但我总能找到点绿的盼望。我发现这些墙的中间有几扇小门,虽然很小,可仍能看到田地的一片的绿色,心中有一份莫名的窃喜。看到灰砖墙那非常粗鄙的面孔与门里的葱绿的绿色的菜相比,显得是那么的扎眼。几扇门处有绿色,一下子温润我的心情,我暗自高兴。还好在天无绝人之路,墙无绝情之面,对我网开一面了,这些工人们。

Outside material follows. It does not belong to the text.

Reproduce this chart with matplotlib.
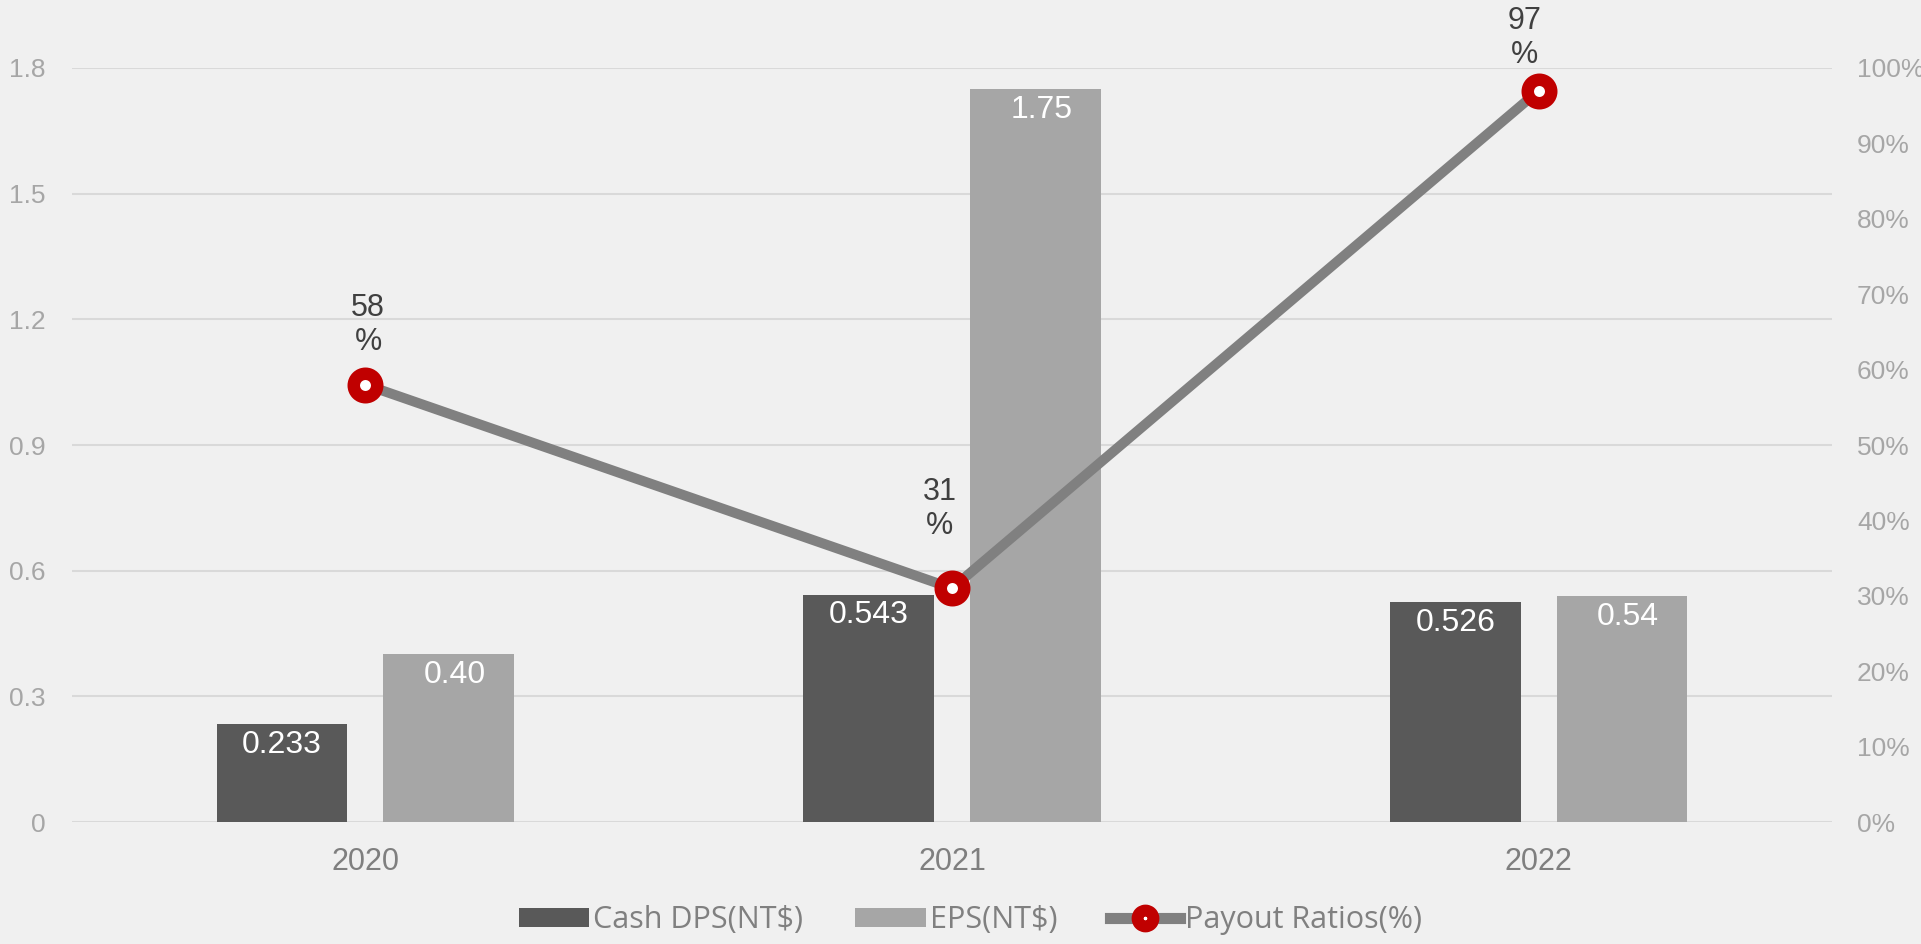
import numpy as np
import matplotlib
matplotlib.use('Agg')
import matplotlib.pyplot as plt
from matplotlib.patches import Patch
from matplotlib.lines import Line2D
from matplotlib.ticker import FixedLocator

# chart data
years = ['2020', '2021', '2022']
cash_dps = [0.233, 0.543, 0.526]
eps = [0.40, 1.75, 0.54]
eps_labels = ['0.40', '1.75', '0.54']
payout = [58, 31, 97]

left_ticks = [0, 0.3, 0.6, 0.9, 1.2, 1.5, 1.8]
left_ticklabels = ['0', '0.3', '0.6', '0.9', '1.2', '1.5', '1.8']
right_ticks = [0, 10, 20, 30, 40, 50, 60, 70, 80, 90, 100]

# label placement tweaks (points), like the Excel original
pct_dx = [2, -9, -10]
pct_dy = [43, 57, 38]

dark = '#595959'
light = '#A6A6A6'
line_gray = '#808080'
red = '#C00000'
bg = '#F0F0F0'

plt.rcParams['font.family'] = ['Liberation Sans', 'DejaVu Sans']

fig = plt.figure(figsize=(19.21, 9.44), dpi=100, facecolor=bg)
ax = fig.add_axes([0.0375, 0.1292, 0.9162, 0.7988])
ax.set_facecolor(bg)

x = np.arange(len(years))
width = 0.223
off = 0.142

b1 = ax.bar(x - off, cash_dps, width, color=dark, zorder=2)
b2 = ax.bar(x + off, eps, width, color=light, zorder=2)

for rect, v in zip(b1, cash_dps):
    ax.annotate(f'{v:.3f}', (rect.get_x() + rect.get_width() / 2, v),
                xytext=(0, -15), textcoords='offset points',
                ha='center', va='center', color='white', fontsize=23)
for rect, lab in zip(b2, eps_labels):
    ax.annotate(lab, (rect.get_x() + rect.get_width() / 2 + 0.01, rect.get_height()),
                xytext=(0, -15), textcoords='offset points',
                ha='center', va='center', color='white', fontsize=23)

ax.set_xlim(-0.5, 2.5)
ax.set_ylim(0, 1.8)
ax.yaxis.set_major_locator(FixedLocator(left_ticks))
ax.set_yticklabels(left_ticklabels)
ax.set_xticks(x)
ax.set_xticklabels(years)
ax.grid(axis='y', color='#D9D9D9', linewidth=1.5, zorder=0)
ax.set_axisbelow(True)
for s in ax.spines.values():
    s.set_visible(False)
ax.tick_params(axis='y', length=0, pad=19, labelsize=19, labelcolor='#A6A6A6')
ax.tick_params(axis='x', length=0, pad=18, labelsize=22, labelcolor='#7F7F7F')

ax2 = ax.twinx()
ax2.set_ylim(0, 100)
ax2.set_xlim(-0.5, 2.5)
ax2.yaxis.set_major_locator(FixedLocator(right_ticks))
ax2.set_yticklabels([f'{t}%' for t in right_ticks])
for s in ax2.spines.values():
    s.set_visible(False)
ax2.tick_params(axis='y', length=0, pad=18, labelsize=19, labelcolor='#A6A6A6')

ax2.plot(x, payout, color=line_gray, linewidth=7.2, zorder=3,
         marker='o', markersize=16.9, markerfacecolor='white',
         markeredgecolor=red, markeredgewidth=9, clip_on=False)

for xi, p, dx, dy in zip(x, payout, pct_dx, pct_dy):
    ax2.annotate(f'{p}\n%', (xi, p), xytext=(dx, dy), textcoords='offset points',
                 ha='center', va='center', color='#404040', fontsize=22,
                 linespacing=1.15, annotation_clip=False)

handles = [
    Patch(facecolor=dark, edgecolor='none'),
    Patch(facecolor=light, edgecolor='none'),
    Line2D([0], [0], color=line_gray, linewidth=8, marker='o', markersize=11.5,
           markerfacecolor='white', markeredgecolor=red, markeredgewidth=8.5),
]
labels = ['Cash DPS(NT$)', 'EPS(NT$)', 'Payout Ratios(%)']
leg = fig.legend(handles, labels, loc='center', bbox_to_anchor=(0.505, 0.025),
                 ncol=3, frameon=False, handlelength=2.3, handleheight=0.56,
                 handletextpad=0.15, columnspacing=1.7,
                 prop={'family': ['Open Sans', 'DejaVu Sans'], 'size': 22})
for t in leg.get_texts():
    t.set_color('#808080')

fig.savefig('out.png', dpi=100, facecolor=bg)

今天我又走这条路,远远看到灰色墙已经涂抺上了白色,粘贴着自然清新的文明广告宣传。我又开始寻找那几扇带来精神的门,可令我失望的是,居然这门已经装上铁门上锁了。银白色的铁门严严实实地把仅有的绿给关上了。我心灰意冷,看着好几扇的门,心里莫名的堵得慌。
意外是将要经过这段路的尽头,不远处有一扇门没有关,眼光穿过门射向田野,看到靠近门口的几株粗壮的玉米。绿绿的叶子,玉米棒上有些发红的玉米丝,正在孕穗成长。架上的豇豆随意地挂在架上,长长的豆身,自然地下垂,宛如珠宝首饰店里悬挂的手饰,惹你的眼。门那么窄,来不及细看,已经飞逝到我的身后了。我没有回头,也没有看墙,心装着一扇门中绿的活力,奔上了余下的路。
真希望,多有墙的美好记忆,少有墙的添堵心慌,有墙时,就给心灵开窗吧。